**Exercise:**
Starting at the first line of the listing below, repeat each line up to and including the one containing "3.8752, 3.8867, 3.9008];". Leave out pictures.

**Data excerpt:**
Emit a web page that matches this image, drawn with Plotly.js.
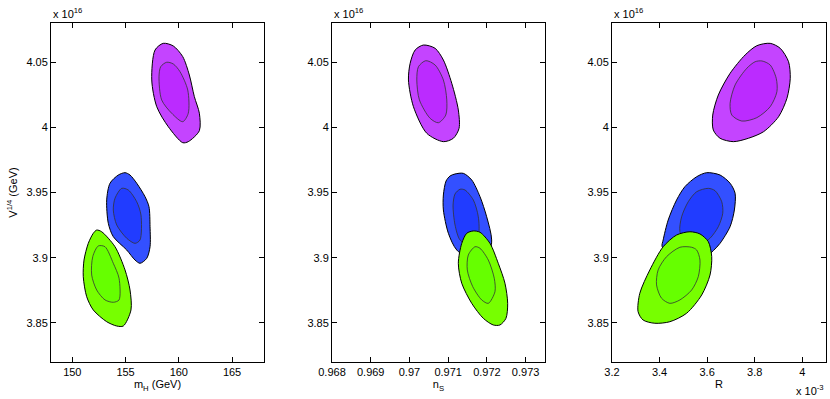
<!DOCTYPE html>
<html>
<head>
<meta charset="utf-8">
<script src="https://cdn.plot.ly/plotly-3.0.1.min.js"></script>
<style>
  html, body { margin: 0; padding: 0; background: #fff; }
  #plot { width: 830px; height: 399px; }
</style>
</head>
<body>
<div id="plot"></div>
<script>
// contour outlines (y in units of 1e16 GeV)
// panel 1: m_H (GeV)
var mhPurpleOutX = [158.54, 157.77, 157.46, 157.93, 159.01, 160.37, 160.89, 161.93, 161.93, 161.46, 160.99, 160.37, 159.48];
var mhPurpleOutY = [4.0644, 4.0593, 4.0363, 4.0158, 4.0005, 3.9882, 3.9890, 3.9974, 4.0108, 4.0235, 4.0401, 4.0542, 4.0624];
var mhPurpleInX = [158.86, 158.30, 158.14, 158.39, 159.33, 160.37, 160.89, 160.84, 160.11, 159.48];
var mhPurpleInY = [4.0499, 4.0465, 4.0388, 4.0210, 4.0108, 4.0043, 4.0108, 4.0286, 4.0427, 4.0486];
var mhBlueOutX = [154.95, 155.42, 156.05, 156.83, 157.20, 157.30, 157.30, 156.99, 156.36, 155.89, 155.11, 153.85, 153.38, 153.23, 153.54, 154.32];
var mhBlueOutY = [3.9652, 3.9634, 3.9571, 3.9468, 3.9391, 3.9238, 3.9084, 3.8995, 3.8957, 3.8982, 3.9059, 3.9161, 3.9264, 3.9443, 3.9571, 3.9634];
var mhBlueInX = [154.64, 155.26, 156.05, 156.45, 156.36, 155.89, 155.11, 154.17, 153.85, 154.01];
var mhBlueInY = [3.9532, 3.9519, 3.9429, 3.9327, 3.9136, 3.9110, 3.9149, 3.9251, 3.9366, 3.9456];
var mhGreenOutX = [152.29, 152.76, 154.01, 154.95, 155.42, 155.51, 154.79, 154.17, 153.23, 151.97, 151.35, 151.03, 151.10, 151.50, 151.97];
var mhGreenOutY = [3.9212, 3.9199, 3.9084, 3.8906, 3.8752, 3.8599, 3.8476, 3.8476, 3.8509, 3.8599, 3.8701, 3.8854, 3.8982, 3.9110, 3.9187];
var mhGreenInX = [152.44, 153.07, 153.85, 154.39, 154.39, 153.85, 153.07, 152.29, 151.82, 151.92];
var mhGreenInY = [3.9090, 3.9084, 3.8957, 3.8842, 3.8676, 3.8658, 3.8676, 3.8752, 3.8867, 3.9008];

// panel 2: n_S
var nsPurpleOutX = [0.970361, 0.970147, 0.970018, 0.969974, 0.970103, 0.970448, 0.970876, 0.971134, 0.971281, 0.971262, 0.971092, 0.970876, 0.970662];
var nsPurpleOutY = [4.0631, 4.0593, 4.0491, 4.0363, 4.0158, 3.9954, 3.9890, 3.9916, 3.9992, 4.0133, 4.0338, 4.0516, 4.0606];
var nsPurpleInX = [0.970422, 0.970232, 0.970190, 0.970257, 0.970533, 0.970747, 0.970938, 0.970964, 0.970876, 0.970662];
var nsPurpleInY = [4.0511, 4.0465, 4.0363, 4.0210, 4.0069, 4.0035, 4.0094, 4.0210, 4.0363, 4.0478];
var nsBlueOutX = [0.971177, 0.971391, 0.971608, 0.971822, 0.971994, 0.972123, 0.972028, 0.971693, 0.971221, 0.971005, 0.970876, 0.970876, 0.970945, 0.971049];
var nsBlueOutY = [3.9642, 3.9647, 3.9596, 3.9468, 3.9314, 3.9136, 3.8998, 3.8967, 3.9059, 3.9187, 3.9366, 3.9481, 3.9588, 3.9627];
var nsBlueInX = [0.971306, 0.971435, 0.971649, 0.971778, 0.971778, 0.971564, 0.971306, 0.971177, 0.971126, 0.971177];
var nsBlueInY = [3.9525, 3.9519, 3.9443, 3.9314, 3.9174, 3.9097, 3.9136, 3.9251, 3.9404, 3.9489];
var nsGreenOutX = [0.971649, 0.971822, 0.972079, 0.972293, 0.972466, 0.972536, 0.972492, 0.972337, 0.972164, 0.971907, 0.971608, 0.971350, 0.971262, 0.971350, 0.971479];
var nsGreenOutY = [3.9205, 3.9195, 3.9110, 3.8957, 3.8804, 3.8650, 3.8535, 3.8484, 3.8484, 3.8535, 3.8650, 3.8804, 3.8957, 3.9110, 3.9187];
var nsGreenInX = [0.971693, 0.971822, 0.972036, 0.972190, 0.972208, 0.972036, 0.971866, 0.971634, 0.971494, 0.971520];
var nsGreenInY = [3.9084, 3.9072, 3.8982, 3.8842, 3.8739, 3.8650, 3.8676, 3.8778, 3.8906, 3.9021];

// panel 3: R (units of 1e-3)
var rPurpleOutX = [3.8653, 3.9075, 3.9425, 3.9497, 3.9358, 3.9004, 3.8371, 3.7738, 3.7105, 3.6544, 3.6261, 3.6236, 3.6472, 3.6966, 3.7599, 3.8092];
var rPurpleOutY = [4.0644, 4.0606, 4.0503, 4.0376, 4.0223, 4.0081, 3.9966, 3.9916, 3.9890, 3.9916, 3.9979, 4.0094, 4.0248, 4.0414, 4.0555, 4.0626];
var rPurpleInX = [3.8303, 3.8653, 3.8907, 3.8936, 3.8653, 3.8092, 3.7459, 3.7037, 3.6966, 3.7177, 3.7670, 3.8020];
var rPurpleInY = [4.0509, 4.0478, 4.0376, 4.0273, 4.0158, 4.0074, 4.0048, 4.0094, 4.0184, 4.0325, 4.0453, 4.0503];
var rBlueOutX = [3.5983, 3.6544, 3.6966, 3.7177, 3.7147, 3.6966, 3.6544, 3.6261, 3.5700, 3.4856, 3.4110, 3.4152, 3.4363, 3.4717, 3.5067, 3.5561];
var rBlueOutY = [3.9652, 3.9634, 3.9571, 3.9494, 3.9366, 3.9238, 3.9110, 3.9054, 3.8967, 3.8967, 3.9084, 3.9136, 3.9289, 3.9443, 3.9545, 3.9621];
var rBlueInX = [3.6050, 3.6333, 3.6616, 3.6658, 3.6472, 3.6122, 3.5700, 3.5194, 3.4856, 3.4928, 3.5206, 3.5561];
var rBlueInY = [3.9532, 3.9514, 3.9429, 3.9341, 3.9238, 3.9149, 3.9097, 3.9090, 3.9199, 3.9314, 3.9429, 3.9506];
var rGreenOutX = [3.5278, 3.5700, 3.6050, 3.6194, 3.6122, 3.5772, 3.5139, 3.4434, 3.3801, 3.3308, 3.3097, 3.3169, 3.3591, 3.4152, 3.4717];
var rGreenOutY = [3.9199, 3.9182, 3.9123, 3.9008, 3.8867, 3.8714, 3.8574, 3.8509, 3.8497, 3.8522, 3.8586, 3.8727, 3.8906, 3.9084, 3.9174];
var rGreenInX = [3.5350, 3.5561, 3.5700, 3.5628, 3.5350, 3.4856, 3.4434, 3.4084, 3.3873, 3.3941, 3.4295, 3.4856];
var rGreenInY = [3.9080, 3.9059, 3.8982, 3.8854, 3.8752, 3.8676, 3.8650, 3.8689, 3.8791, 3.8906, 3.9008, 3.9080];

var yTicks = [3.85, 3.9, 3.95, 4, 4.05];
var yTickText = ['3.85', '3.9', '3.95', '4', '4.05'];
var mhTicks = [150, 155, 160, 165];
var mhTickText = ['150', '155', '160', '165'];
var nsTicks = [0.968, 0.969, 0.97, 0.971, 0.972, 0.973];
var nsTickText = ['0.968', '0.969', '0.97', '0.971', '0.972', '0.973'];
var rTicks = [3.2, 3.4, 3.6, 3.8, 4];
var rTickText = ['3.2', '3.4', '3.6', '3.8', '4'];

var purpleOut = '#c444ff', purpleIn = '#bb2bff';
var blueOut = '#3350ff', blueIn = '#213cff';
var greenOut = '#77ff00', greenIn = '#66ff00';

function blob(x, y, color, xa, ya, outer) {
  return {
    x: x.concat([x[0]]), y: y.concat([y[0]]),
    xaxis: xa, yaxis: ya,
    type: 'scatter', mode: 'lines', fill: 'toself', fillcolor: color,
    line: {color: outer ? '#000' : '#333', width: outer ? 1 : 0.8, shape: 'spline', smoothing: 0.8},
    hoverinfo: 'skip', showlegend: false
  };
}

var data = [
  blob(mhPurpleOutX, mhPurpleOutY, purpleOut, 'x', 'y', true),
  blob(mhPurpleInX, mhPurpleInY, purpleIn, 'x', 'y', false),
  blob(mhBlueOutX, mhBlueOutY, blueOut, 'x', 'y', true),
  blob(mhBlueInX, mhBlueInY, blueIn, 'x', 'y', false),
  blob(mhGreenOutX, mhGreenOutY, greenOut, 'x', 'y', true),
  blob(mhGreenInX, mhGreenInY, greenIn, 'x', 'y', false),
  blob(nsPurpleOutX, nsPurpleOutY, purpleOut, 'x2', 'y2', true),
  blob(nsPurpleInX, nsPurpleInY, purpleIn, 'x2', 'y2', false),
  blob(nsBlueOutX, nsBlueOutY, blueOut, 'x2', 'y2', true),
  blob(nsBlueInX, nsBlueInY, blueIn, 'x2', 'y2', false),
  blob(nsGreenOutX, nsGreenOutY, greenOut, 'x2', 'y2', true),
  blob(nsGreenInX, nsGreenInY, greenIn, 'x2', 'y2', false),
  blob(rPurpleOutX, rPurpleOutY, purpleOut, 'x3', 'y3', true),
  blob(rPurpleInX, rPurpleInY, purpleIn, 'x3', 'y3', false),
  blob(rBlueOutX, rBlueOutY, blueOut, 'x3', 'y3', true),
  blob(rBlueInX, rBlueInY, blueIn, 'x3', 'y3', false),
  blob(rGreenOutX, rGreenOutY, greenOut, 'x3', 'y3', true),
  blob(rGreenInX, rGreenInY, greenIn, 'x3', 'y3', false)
];

var font = {family: 'Liberation Sans, Arial, sans-serif', size: 11, color: '#000'};
function xax(domain, range, tv, tt, title, anchor) {
  return {
    domain: domain, range: range, tickvals: tv, ticktext: tt, anchor: anchor,
    ticks: 'inside', ticklen: 5, tickcolor: '#000', mirror: 'ticks',
    showline: true, linecolor: '#000', linewidth: 1, showgrid: false, zeroline: false,
    tickfont: font, title: {text: title, font: font, standoff: 3}
  };
}
function yax(anchor) {
  return {
    domain: [1 - 362 / 399, 1 - 23 / 399], range: [3.82, 4.08], anchor: anchor,
    tickvals: yTicks, ticktext: yTickText,
    ticks: 'inside', ticklen: 5, tickcolor: '#000', mirror: 'ticks',
    showline: true, linecolor: '#000', linewidth: 1, showgrid: false, zeroline: false,
    tickfont: font
  };
}

var yaxis1 = yax('x');
yaxis1.title = {text: 'V<sup>1/4</sup> (GeV)', font: font, standoff: 6};

var layout = {
  width: 830, height: 399,
  margin: {l: 0, r: 0, t: 0, b: 0},
  paper_bgcolor: '#fff', plot_bgcolor: '#fff',
  font: font,
  xaxis: xax([51 / 830, 264 / 830], [148, 168], mhTicks, mhTickText, 'm<sub>H</sub> (GeV)', 'y'),
  xaxis2: xax([332 / 830, 545 / 830], [0.968, 0.9735], nsTicks, nsTickText, 'n<sub>S</sub>', 'y2'),
  xaxis3: xax([612 / 830, 826 / 830], [3.2, 4.1], rTicks, rTickText, 'R', 'y3'),
  yaxis: yaxis1,
  yaxis2: yax('x2'),
  yaxis3: yax('x3'),
  annotations: [
    {xref: 'paper', yref: 'paper', x: 51 / 830, y: 1 - 22 / 399, xanchor: 'left', yanchor: 'bottom', showarrow: false, text: 'x 10<sup>16</sup>', font: font},
    {xref: 'paper', yref: 'paper', x: 332 / 830, y: 1 - 22 / 399, xanchor: 'left', yanchor: 'bottom', showarrow: false, text: 'x 10<sup>16</sup>', font: font},
    {xref: 'paper', yref: 'paper', x: 612 / 830, y: 1 - 22 / 399, xanchor: 'left', yanchor: 'bottom', showarrow: false, text: 'x 10<sup>16</sup>', font: font},
    {xref: 'paper', yref: 'paper', x: 826 / 830, y: 0, xanchor: 'right', yanchor: 'bottom', showarrow: false, text: 'x 10<sup>-3</sup>', font: font}
  ]
};

Plotly.newPlot('plot', data, layout, {displayModeBar: false});
</script>
</body>
</html>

**Written solution:**
Emit a web page that matches this image, drawn with Plotly.js.
<!DOCTYPE html>
<html>
<head>
<meta charset="utf-8">
<script src="https://cdn.plot.ly/plotly-3.0.1.min.js"></script>
<style>
  html, body { margin: 0; padding: 0; background: #fff; }
  #plot { width: 830px; height: 399px; }
</style>
</head>
<body>
<div id="plot"></div>
<script>
// contour outlines (y in units of 1e16 GeV)
// panel 1: m_H (GeV)
var mhPurpleOutX = [158.54, 157.77, 157.46, 157.93, 159.01, 160.37, 160.89, 161.93, 161.93, 161.46, 160.99, 160.37, 159.48];
var mhPurpleOutY = [4.0644, 4.0593, 4.0363, 4.0158, 4.0005, 3.9882, 3.9890, 3.9974, 4.0108, 4.0235, 4.0401, 4.0542, 4.0624];
var mhPurpleInX = [158.86, 158.30, 158.14, 158.39, 159.33, 160.37, 160.89, 160.84, 160.11, 159.48];
var mhPurpleInY = [4.0499, 4.0465, 4.0388, 4.0210, 4.0108, 4.0043, 4.0108, 4.0286, 4.0427, 4.0486];
var mhBlueOutX = [154.95, 155.42, 156.05, 156.83, 157.20, 157.30, 157.30, 156.99, 156.36, 155.89, 155.11, 153.85, 153.38, 153.23, 153.54, 154.32];
var mhBlueOutY = [3.9652, 3.9634, 3.9571, 3.9468, 3.9391, 3.9238, 3.9084, 3.8995, 3.8957, 3.8982, 3.9059, 3.9161, 3.9264, 3.9443, 3.9571, 3.9634];
var mhBlueInX = [154.64, 155.26, 156.05, 156.45, 156.36, 155.89, 155.11, 154.17, 153.85, 154.01];
var mhBlueInY = [3.9532, 3.9519, 3.9429, 3.9327, 3.9136, 3.9110, 3.9149, 3.9251, 3.9366, 3.9456];
var mhGreenOutX = [152.29, 152.76, 154.01, 154.95, 155.42, 155.51, 154.79, 154.17, 153.23, 151.97, 151.35, 151.03, 151.10, 151.50, 151.97];
var mhGreenOutY = [3.9212, 3.9199, 3.9084, 3.8906, 3.8752, 3.8599, 3.8476, 3.8476, 3.8509, 3.8599, 3.8701, 3.8854, 3.8982, 3.9110, 3.9187];
var mhGreenInX = [152.44, 153.07, 153.85, 154.39, 154.39, 153.85, 153.07, 152.29, 151.82, 151.92];
var mhGreenInY = [3.9090, 3.9084, 3.8957, 3.8842, 3.8676, 3.8658, 3.8676, 3.8752, 3.8867, 3.9008];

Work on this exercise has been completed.